Feature selection is one of the fundamental problems in machine learning. The role of feature selection is critical, especially in applications involving many irrelevant features. Yet, compared to classifier design (e.g., SVM and AdaBoost), much rigorous theoretical treatment to feature selection is needed. Most feature selection algorithms rely on heuristic searching and thus cannot provide any guarantee of optimality. This is largely due to the difficulty in defining an objective function that can be easily optimized by well-established optimization techniques. It is particularly true for wrapper methods when a nonlinear classifier is used to evaluate the goodness of selected feature subsets.

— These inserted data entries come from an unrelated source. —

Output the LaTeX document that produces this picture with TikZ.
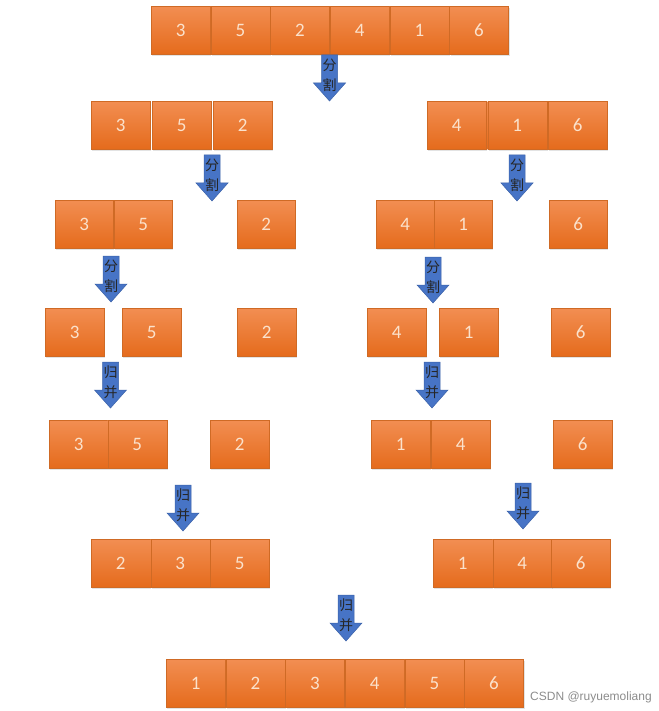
\documentclass[tikz,border=0pt]{standalone}
\usepackage{fontspec}
\setmainfont{Carlito}
\newfontfamily\cjk{Noto Sans CJK SC}
\newfontfamily\markfont{Liberation Sans}
\usetikzlibrary{shadows}

\definecolor{cellTop}{HTML}{F28E52}
\definecolor{cellBot}{HTML}{E56B1C}
\definecolor{cellEdge}{HTML}{CF6A25}
\definecolor{cellText}{HTML}{FBE2CC}
\definecolor{arrowBlue}{HTML}{4774C6}
\definecolor{arrowEdge}{HTML}{3B62A8}

% block arrow: name, centre x, top y, two lines of text
\newcommand{\blockarrow}[4]{%
	\filldraw[fill=arrowBlue, draw=arrowEdge, line width=0.5pt] (#2-8,#3) -- (#2+8,#3) -- (#2+8,#3+28) -- (#2+16,#3+28) -- (#2,#3+46) -- (#2-16,#3+28) -- (#2-8,#3+28) -- cycle;
	\node[tag] (#1) at (#2,#3+20) {#4};
}

\begin{document}
\begin{tikzpicture}[x=1pt,y=-1pt]
	\tikzstyle{every node}=[font=\fontsize{19pt}{23pt}\selectfont]
	\tikzstyle{cell}=[draw=cellEdge, line width=0.4pt, top color=cellTop, bottom color=cellBot, text=cellText, minimum width=59pt, minimum height=48pt, inner sep=0pt, anchor=north west, drop shadow={opacity=0.22, shadow xshift=1pt, shadow yshift=-1.5pt}]
	\tikzstyle{tag}=[font=\cjk\fontsize{14pt}{20pt}\selectfont, text=black!85, align=center, inner sep=0pt]
	
	\useasboundingbox (0,0) rectangle (658,711);
	
	% row 1
	\foreach \x/\v [count=\i] in {151/3,210.7/5,270.3/2,330/4,389.7/1,449.3/6}
		\node[cell] (ra\i) at (\x,6) {\v};
	
	% row 2
	\foreach \x/\v [count=\i] in {91/3,152/5,213/2,427/4,487.5/1,548/6}
		\node[cell] (rb\i) at (\x,101) {\v};
	
	% row 3
	\foreach \x/\v [count=\i] in {55/3,114/5,237/2,376/4,434/1,549/6}
		\node[cell, minimum width=58pt] (rc\i) at (\x,200) {\v};
	
	% row 4
	\foreach \x/\v [count=\i] in {45/3,122/5,237/2,367/4,439/1,551/6}
		\node[cell] (rd\i) at (\x,308) {\v};
	
	% row 5
	\foreach \x/\v [count=\i] in {49/3,107.5/5,210/2,371/1,431/4,553/6}
		\node[cell] (re\i) at (\x,420) {\v};
	
	% row 6
	\foreach \x/\v [count=\i] in {91/2,150.5/3,210/5,433/1,492.5/4,551/6}
		\node[cell] (rf\i) at (\x,539) {\v};
	
	% row 7
	\foreach \x/\v [count=\i] in {166/1,225.7/2,285.3/3,345/4,404.7/5,464.3/6}
		\node[cell] (rg\i) at (\x,659) {\v};
	
	% split arrows
	\blockarrow{sa}{329.5}{55}{分\\割}
	\blockarrow{sbl}{212}{155}{分\\割}
	\blockarrow{sbr}{517}{155}{分\\割}
	\blockarrow{scl}{111}{256}{分\\割}
	\blockarrow{scr}{433}{257}{分\\割}
	
	% merge arrows
	\blockarrow{mdl}{110.5}{362}{归\\并}
	\blockarrow{mdr}{432}{362}{归\\并}
	\blockarrow{mel}{183}{485}{归\\并}
	\blockarrow{mer}{523}{483}{归\\并}
	\blockarrow{mf}{346}{595}{归\\并}
	
	\node[font=\markfont\fontsize{12pt}{14pt}\selectfont, text=black!45, anchor=west, inner sep=0pt] (mark) at (530,697) {CSDN @ruyuemoliang};
	
\end{tikzpicture}
\end{document}
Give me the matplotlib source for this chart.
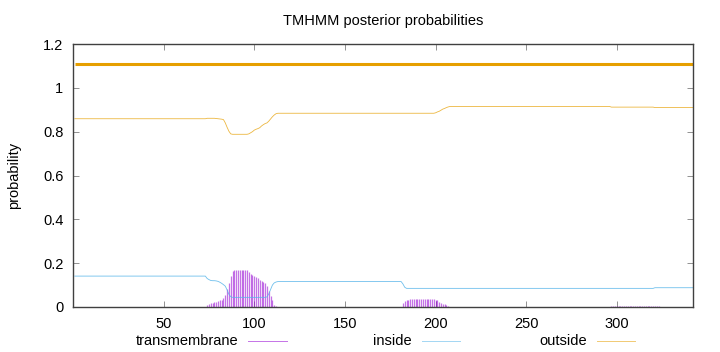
import matplotlib
matplotlib.use("Agg")
import matplotlib.pyplot as plt
from matplotlib.lines import Line2D

plt.rcParams['font.family'] = ['Liberation Sans', 'DejaVu Sans']

# posterior probabilities per residue (1..342)
residues = list(range(1, 343))

transmembrane = ([0.0] * 73
                 + [0.008, 0.012, 0.016, 0.02, 0.022, 0.024, 0.027, 0.03, 0.034, 0.04,
                    0.055, 0.08, 0.11, 0.14, 0.162, 0.168, 0.17, 0.171, 0.171, 0.171,
                    0.171, 0.17, 0.168, 0.16, 0.152, 0.147, 0.143, 0.138, 0.132, 0.125,
                    0.12, 0.115, 0.108, 0.095, 0.075, 0.05, 0.03, 0.01, 0.003]
                 + [0.0] * 69
                 + [0.02, 0.028, 0.032, 0.034] + [0.035] * 14
                 + [0.033, 0.03, 0.025, 0.02, 0.015, 0.012, 0.008, 0.004]
                 + [0.0] * 89
                 + [0.003] * 27
                 + [0.0] * 19)

inside = ([0.141] * 73
          + [0.13, 0.125, 0.121, 0.12, 0.12, 0.119, 0.117, 0.113, 0.108, 0.102,
             0.095, 0.078, 0.058, 0.047]
          + [0.044] * 19
          + [0.046, 0.06, 0.08, 0.1, 0.11, 0.114]
          + [0.116] * 69
          + [0.105, 0.09]
          + [0.085] * 137
          + [0.088] * 22)

outside = ([0.859] * 73
           + [0.861, 0.861, 0.861, 0.861, 0.861, 0.86, 0.859, 0.858, 0.857, 0.855,
              0.84, 0.82, 0.802, 0.79]
           + [0.788] * 9
           + [0.79, 0.795, 0.8, 0.807, 0.811, 0.814, 0.818, 0.826, 0.832, 0.837,
              0.84, 0.848, 0.858, 0.868, 0.876, 0.882]
           + [0.884] * 87
           + [0.886, 0.89, 0.893, 0.898, 0.903, 0.906, 0.91, 0.913]
           + [0.915] * 89
           + [0.912] * 24
           + [0.91] * 22)

# predicted topology bar (whole sequence outside)
topo_start = [1]
topo_end = [342]
topo_level = 1.11

c_tm = "#9400d3"
c_in = "#56b4e9"
c_out = "#e69f00"

fig = plt.figure(figsize=(7.2, 3.52), dpi=100)
ax = fig.add_axes([73 / 720, 1 - 307 / 352, 620 / 720, 263 / 352])

tm_x = [r for r, v in zip(residues, transmembrane) if v > 0]
tm_y = [v for v in transmembrane if v > 0]
ax.vlines(tm_x, 0, tm_y, color=c_tm, lw=0.9, alpha=0.55)
ax.plot(residues, inside, color=c_in, lw=0.6, alpha=0.85)
ax.plot(residues, outside, color=c_out, lw=0.6, alpha=0.75)
for s, e in zip(topo_start, topo_end):
    ax.plot([s, e], [topo_level, topo_level], color=c_out, lw=2.2, solid_capstyle="butt")

ax.set_xlim(0, 342)
ax.set_ylim(0, 1.2)
ax.set_xticks([50, 100, 150, 200, 250, 300])
ax.set_yticks([0, 0.2, 0.4, 0.6, 0.8, 1.0, 1.2])
ax.set_yticklabels(["0", "0.2", "0.4", "0.6", "0.8", "1", "1.2"])
ax.tick_params(direction="in", length=4, width=0.6, top=True, right=True,
               labelsize=10.5, colors="#808080", labelcolor="black", pad=7)
for sp in ax.spines.values():
    sp.set_color("#404040")
    sp.set_linewidth(1.0)

ax.set_title("TMHMM posterior probabilities", fontsize=10.5, pad=14)
ax.set_ylabel("probability", fontsize=10.5, labelpad=16)

# legend along the bottom, gnuplot style (text then sample line)
leg_y = 1 - 341 / 352
for label, color, text_right, l0, l1 in [("transmembrane", c_tm, 238, 248, 287),
                                         ("inside", c_in, 412, 422, 460),
                                         ("outside", c_out, 587, 597, 635)]:
    fig.text(text_right / 720, leg_y, label, ha="right", va="center", fontsize=10.5)
    fig.add_artist(Line2D([l0 / 720, l1 / 720], [leg_y, leg_y], color=color,
                          lw=0.7, alpha=0.55, transform=fig.transFigure))

fig.savefig("out.png", dpi=100)
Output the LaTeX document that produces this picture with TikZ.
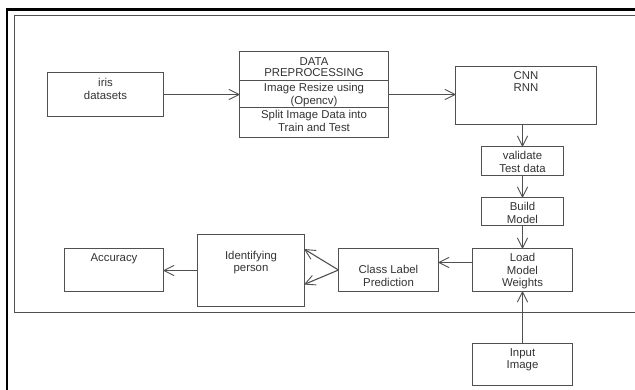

This problem can to some extent be alleviated by using a feature-weighting strategy, which assigns to each feature a real-valued number, instead of a binary one, to indicate its relevance to a learning problem. Among the existing feature weighting algorithms, the Relief algorithm [10] is considered one of the most successful ones due to its simplicity and effectiveness [5]. However, it is unclear to date what objective function Relief optimizes. In this chapter, we first prove that Relief implements an online algorithm that solves a convex optimization problem with a margin-based objective function. The margin is defined based on a 1-NN classifier. Therefore, compared with filter methods, Relief usually performs better due to the performance feedback of

a nonlinear classifier when searching for useful features; and compared with conventional wrapper methods, by optimizing a convex problem, Relief avoids any exhaustive or heuristic combinatorial search and thus can be implemented very efficiently. The new interpretation clearly explains the simplicity and effectiveness of Relief.